Initially OM was the instigator or a hope for us. Last November, we had an intense talk (fuelled by many glases of red) whereby he basically told me he can't leave because of money and he has cousines who would literraly kill him and there is the very young children. I revealed my M cannot be salvaged and is on destruction path.It gutted me to hear it.

Few months later, sober (well 1 pint is not drunk talking right? just a conversational lubricant) he said feel trapped in the m and he can only leave in 2 years, and then he said something really weird - if I ever divorced, i wouldn't wait around for him I'd find someone...(he looked at me searchingly and i didn't knw how to reply so he changed topic quickly)

No I am not quite prepared to leave my M just yet. H adores me, he just self sabotages alot in our fights and interactions. And I have no doubt if I tried on my end, thigns between us would be sweet again. but after a very nasty fight with H, I just don't love him anymore.
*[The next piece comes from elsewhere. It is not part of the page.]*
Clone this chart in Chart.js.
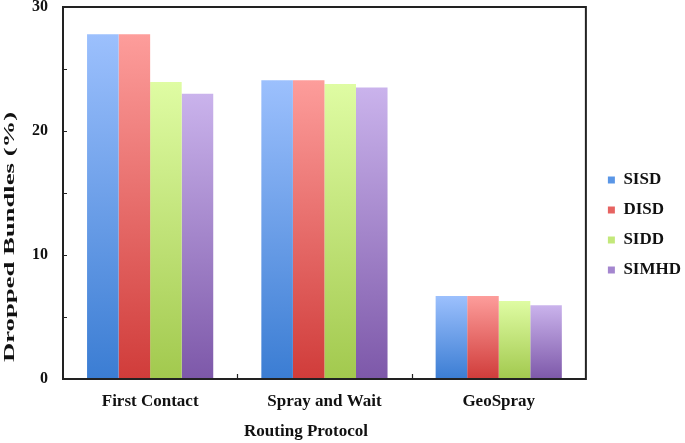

How have Om and I progressed? We sill feel pretty intensely for each other, it is under currant, he is a very reserved person. He is the one who initiates contact daily, and if there is a lapse in time, he wonders if everythigns ok with us. yet when I meet him, and we chat the mundane things, he goes on about moving interstate to job seek etc - which really puts me off.

Yet I am so compelled. Its not the sex. Sex is quite vanilla. I have better sex with H. Just it hurts to know he lays next to her every night. I have never cheated on a bf, and not been in a situation where I cannot have access to the man I love. Be able to kiss him, grab his bum, walk arm in arm with him..hell, we don't even call each other, just texts. I detest the whole OW label and the inconventions.

The wonderful is slowly dissipating.  And its becoming heart wrenching more than anything. Truth be told I hate the situation. It hurts. I don't like being in it. I hate the OW label. I am playing it cool for now and he notices and when I tell him before, he relays the same which hurts even more. So I play it cool now and hope that it plays out. But jeeze is it turmoil.

Anyhow, just want you to know you are not alone. That I too dream and hope and want. But Reality cuts like a knife and sometimes confronting the truth is not the answer. That there is a learning in this and like janejosie we'll look back and be able to breathe a sigh of relief at how its panned out!